[extropy-chat] My Dilemma

Lee Corbin lcorbin at tsoft.com
Fri Jul 7 05:27:57 UTC 2006


Damien B. writes (welcome back, old chum)

> --- Eugen Leitl <eugen at leitl.org> wrote:
> 
> > I find vindicating technical progress by killing
> > people and destroying infrastructure morally abhorrent.
> 
> Even leaving aside morality as being fuzzy and
> relative, it is still highly irrational. By common
> sense cause and effect, one reaps what one sows. So if
> you only justify investing in technological progress
> in the name of war,

I agree, at least up to whatever sense it makes to talk
about societies as a whole "choosing" anything.

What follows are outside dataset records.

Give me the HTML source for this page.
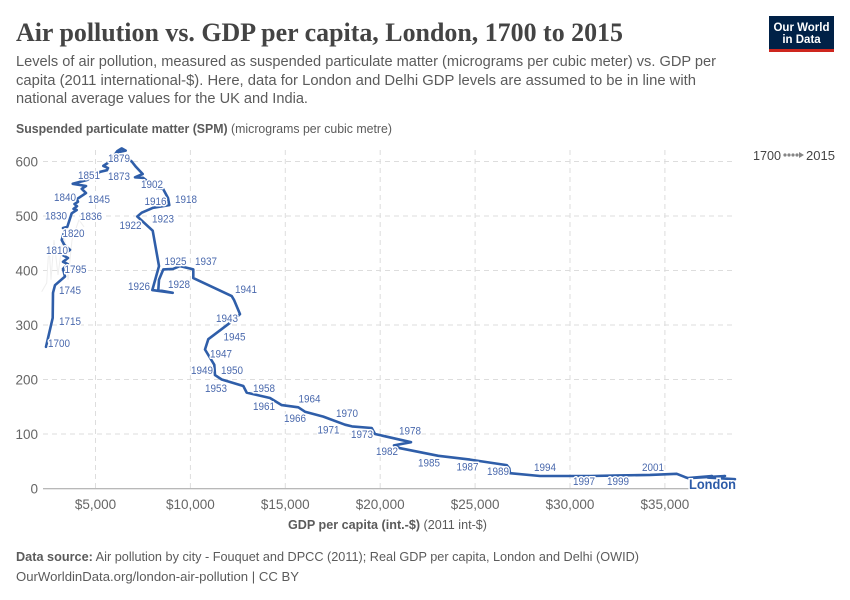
<!DOCTYPE html>
<html lang="en">
<head>
<meta charset="utf-8">
<title>Air pollution vs. GDP per capita, London, 1700 to 2015</title>
<style>
html,body{margin:0;padding:0;background:#fff;width:850px;height:600px;overflow:hidden}
svg{display:block}
text{font-family:"Liberation Sans",sans-serif}
.year-label{font-size:11.2px;fill:#4a69ad;stroke:#fff;stroke-width:3px;paint-order:stroke;stroke-linejoin:round}
.tick{font-size:13.5px;fill:#666}
</style>
</head>
<body>
<svg id="chart" xmlns="http://www.w3.org/2000/svg" width="850" height="600" viewBox="0 0 850 600">
  <text x="16" y="41" font-size="26" font-weight="700" fill="#444" textLength="607" lengthAdjust="spacingAndGlyphs" style="font-family:'Liberation Serif',serif">Air pollution vs. GDP per capita, London, 1700 to 2015</text>
  <g font-size="14.5" fill="#5b5b5b">
    <text x="16" y="66" textLength="700" lengthAdjust="spacingAndGlyphs">Levels of air pollution, measured as suspended particulate matter (micrograms per cubic meter) vs. GDP per</text>
    <text x="16" y="85" textLength="680" lengthAdjust="spacingAndGlyphs">capita (2011 international-$). Here, data for London and Delhi GDP levels are assumed to be in line with</text>
    <text x="16" y="103" textLength="292" lengthAdjust="spacingAndGlyphs">national average values for the UK and India.</text>
  </g>
  <g>
    <rect x="769" y="16" width="65" height="33" fill="#002147"/>
    <rect x="769" y="49" width="65" height="3" fill="#ce261e"/>
    <text x="801.5" y="31" font-size="11.5" font-weight="700" fill="#fff" text-anchor="middle">Our World</text>
    <text x="801.5" y="43" font-size="11.5" font-weight="700" fill="#fff" text-anchor="middle">in Data</text>
  </g>
  <text x="16" y="133" font-size="12.5" fill="#5b5b5b" textLength="376" lengthAdjust="spacingAndGlyphs"><tspan font-weight="700">Suspended particulate matter (SPM)</tspan> (micrograms per cubic metre)</text>
  <text x="288" y="529" font-size="12.5" fill="#5b5b5b" textLength="199" lengthAdjust="spacingAndGlyphs"><tspan font-weight="700">GDP per capita (int.-$)</tspan> (2011 int-$)</text>
  <g id="grid"></g>
  <g id="yticks"></g>
  <g id="xticks"></g>
  <line x1="43" x2="736" y1="488.7" y2="488.7" stroke="#a1a1a1" stroke-width="1"/>
  <g id="marks"></g>
  <g id="labels"></g>
  <text x="689" y="489" font-size="13.5" font-weight="700" fill="#2c5ba8" stroke="#fff" stroke-width="3" paint-order="stroke" textLength="47" lengthAdjust="spacingAndGlyphs">London</text>
  <g>
    <text x="753" y="160" font-size="13" fill="#444" textLength="28" lengthAdjust="spacingAndGlyphs">1700</text>
    <g fill="#858585">
      <circle cx="785" cy="155" r="1.6"/><circle cx="789" cy="155" r="1.6"/><circle cx="793" cy="155" r="1.6"/><circle cx="797" cy="155" r="1.6"/>
      <polygon points="799,152 804,155 799,158"/>
    </g>
    <text x="806" y="160" font-size="13" fill="#444" textLength="29" lengthAdjust="spacingAndGlyphs">2015</text>
  </g>
  <text x="16" y="561" font-size="13" fill="#5b5b5b" textLength="623" lengthAdjust="spacingAndGlyphs"><tspan font-weight="700">Data source:</tspan> Air pollution by city - Fouquet and DPCC (2011); Real GDP per capita, London and Delhi (OWID)</text>
  <text x="16" y="581" font-size="13" fill="#5b5b5b" textLength="283" lengthAdjust="spacingAndGlyphs">OurWorldinData.org/london-air-pollution | CC BY</text>
</svg>
<script>
const years = [1700,1715,1745,1760,1785,1795,1797,1799,1801,1803,1810,1816,1818,1820,1821,1822,1830,1833,1834,1835,1836,1838,1840,1842,1844,1845,1847,1849,1851,1855,1858,1860,1862,1870,1872,1873,1875,1879,1885,1890,1893,1895,1902,1905,1910,1916,1918,1920,1922,1923,1925,1926,1927,1928,1929,1930,1933,1935,1937,1938,1941,1942,1943,1944,1945,1947,1949,1950,1953,1957,1958,1961,1963,1964,1966,1968,1970,1971,1973,1974,1978,1980,1982,1985,1987,1989,1990,1991,1994,1997,1999,2001,2003,2005,2006,2008,2009,2011,2013,2015];
const gdpLondon = [2392,2745,2761,2866,3393,3288,3535,3288,3551,3288,3656,3356,3219,3393,3288,3514,3746,4009,3841,4025,3894,4078,4025,4499,4273,4499,3799,4552,5237,5606,5659,5411,5727,6149,6380,6591,6186,6907,7134,7487,7081,7503,8225,8557,8820,8889,8030,7434,7202,8014,8346,7993,9068,8309,8346,8572,9083,9452,10153,10153,12176,12298,12614,12087,10943,10770,11260,11297,11649,12788,12967,14194,14811,15686,16039,17003,18146,18515,19553,19727,21624,20728,21044,23062,24733,26666,26803,26840,28421,31055,32636,34217,35623,36061,36219,37483,36324,38168,37273,38695];
const spmLondon = [260,313,359,373,389,403,412,416,423,428,438,447,456,476,478,480,505,511,513,518,522,526,531,542,550,555,559,566,581,584,588,592,599,619,624,620,617,600,590,577,571,570,551,550,533,520,515,506,499,473,408,364,359,364,383,402,403,408,402,386,353,346,320,304,274,255,227,208,200,188,176,166,153,149,141,132,117,114,111,100,85,79,74,60,53,43,37,28,23,23,24,25,27,21,19,23,19,23,20,17];
const gdpDelhi = [2165,2429,2550,2655,2813,3024,3340,3551,3762,4131,4394];
const spmDelhi = [361,377,447,383,456,392,474,383,456,493,480];
const labelYears = [1700,1715,1745,1795,1810,1820,1830,1836,1840,1845,1851,1873,1879,1902,1916,1918,1922,1923,1925,1926,1928,1937,1941,1943,1945,1947,1949,1950,1953,1958,1961,1964,1966,1970,1971,1973,1978,1982,1985,1987,1989,1994,1997,1999,2001];
const yTickValues = [0,100,200,300,400,500,600];
const xTickValues = [5000,10000,15000,20000,25000,30000,35000];

/* label placement relative to each labelled point (layout, not data) */
const labelNudge = {1700:[13,-4],1715:[17.3,3],1745:[17,-3],1795:[12.5,0],1810:[-13,0],1820:[8.5,4],1830:[-15.7,2.2],1836:[16.5,12],1840:[-12,-2],1845:[13,13],1851:[-11,3],1873:[-6.7,25.5],1879:[-12.7,-3.7],1902:[-4.7,-4.3],1916:[-13.8,-4.3],1918:[33,-9],1922:[-6.8,8.3],1923:[10.3,-12.2],1925:[16.5,-5],1926:[-13.3,-4],1928:[20.7,-6],1937:[12.7,-8.3],1941:[14.3,-7],1943:[-13,4],1945:[26.2,-2.8],1947:[16,4.2],1949:[-12.3,5],1950:[17,-5],1953:[-5.7,8.7],1958:[17.3,-4.7],1961:[-6,8.2],1964:[11.2,-8.8],1966:[-10,6.3],1970:[2,-11.5],1971:[-23.5,3.2],1973:[-9.7,6],1978:[-1,-11.8],1982:[-13,2.7],1985:[-9.3,6.8],1987:[-2.5,7],1989:[-8.7,6],1994:[5,-9.2],1997:[-6,5],1999:[-2,5.7],2001:[3,-8]};

const NS = 'http://www.w3.org/2000/svg';
const xScale = v => 95.5 + (v - 5000) * 0.01898;
const yScale = v => 488.5 - v * 0.545;
const make = (tag, parent, attrs) => {
  const el = document.createElementNS(NS, tag);
  for (const k in attrs) el.setAttribute(k, attrs[k]);
  parent.appendChild(el);
  return el;
};
const grid = document.getElementById('grid');
const yticks = document.getElementById('yticks');
const xticks = document.getElementById('xticks');
const marks = document.getElementById('marks');
const labels = document.getElementById('labels');

yTickValues.forEach(v => {
  if (v > 0) {
    const g = make('line', grid, {x1: 43, x2: 736, y1: yScale(v), y2: yScale(v), stroke: '#dddddd', 'stroke-dasharray': '5 4'});
    
    
  }
  const t = make('text', yticks, {x: 38, y: yScale(v) + 5, 'text-anchor': 'end', class: 'tick'});
  t.textContent = String(v);
  
  
});
xTickValues.forEach(v => {
  const g = make('line', grid, {x1: xScale(v), x2: xScale(v), y1: 150, y2: 488, stroke: '#dddddd', 'stroke-dasharray': '5 4'});
  
  
  const t = make('text', xticks, {x: xScale(v), y: 509, 'text-anchor': 'middle', class: 'tick'});
  t.textContent = '$' + v.toLocaleString('en-US');
  
  
});

const toPoints = (xs, ys) => xs.map((x, i) => xScale(x).toFixed(1) + ',' + yScale(ys[i]).toFixed(1)).join(' ');
const delhi = make('polyline', marks, {points: toPoints(gdpDelhi, spmDelhi), fill: 'none', stroke: '#eeeeee', 'stroke-width': 1});


const london = make('polyline', marks, {points: toPoints(gdpLondon, spmLondon), fill: 'none', stroke: '#2f5ea9', 'stroke-width': 2.6, 'stroke-linejoin': 'round', 'stroke-linecap': 'round'});



labelYears.forEach(y => {
  const i = years.indexOf(y);
  const n = labelNudge[y] || [0, -8];
  const t = make('text', labels, {x: xScale(gdpLondon[i]) + n[0], y: yScale(spmLondon[i]) + n[1] + 4, 'text-anchor': 'middle', class: 'year-label', textLength: 22, lengthAdjust: 'spacingAndGlyphs'});
  t.textContent = String(y);
  
  
});
</script>
</body>
</html>
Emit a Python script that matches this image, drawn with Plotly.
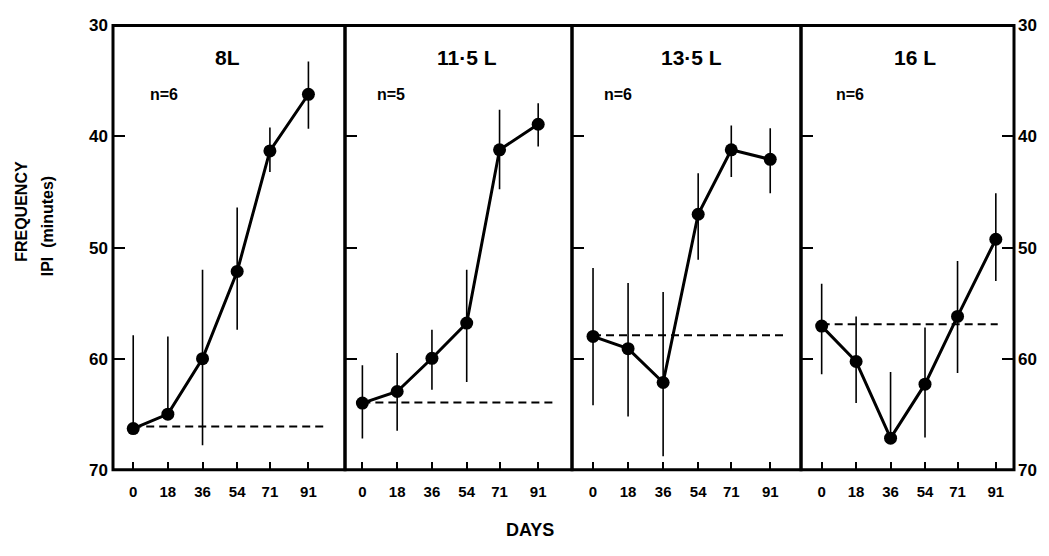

> you get the ironic imbalance of
> capability that we have today:
> 
> One man can invoke splinters of the sun to vaporize
> millions of people at the touch of a button. Yet we
> can't cure the common cold let alone poverty, old age,
> and death.

Maybe the former are/were just a lot easier?  After all,
we did get good sanitation in the west (finally) even
before we invented the machine gun. (Talk about screwed
incentives!)

> Investing in fear pays dividends in terror. Investing
> in love pays dividends of abundance. It isn't rocket
> science nor does it have to be.

Again, this is an act that one fears to undertake alone.
(Did you back in the cold war days favor, I wonder,
unilateral disarmament by those countries where you
were free to give out such suggestions? I am very glad
that Western nations did not succumb to those memes.)

For sure, we are glad that over the long haul history
seems to gradually favor peace over war.

I also agree that war probably retards wealth creation,
even given the peculiar types of technology that seem
to arise in 20th century wars (probably other tech
would have come along sooner in place of them).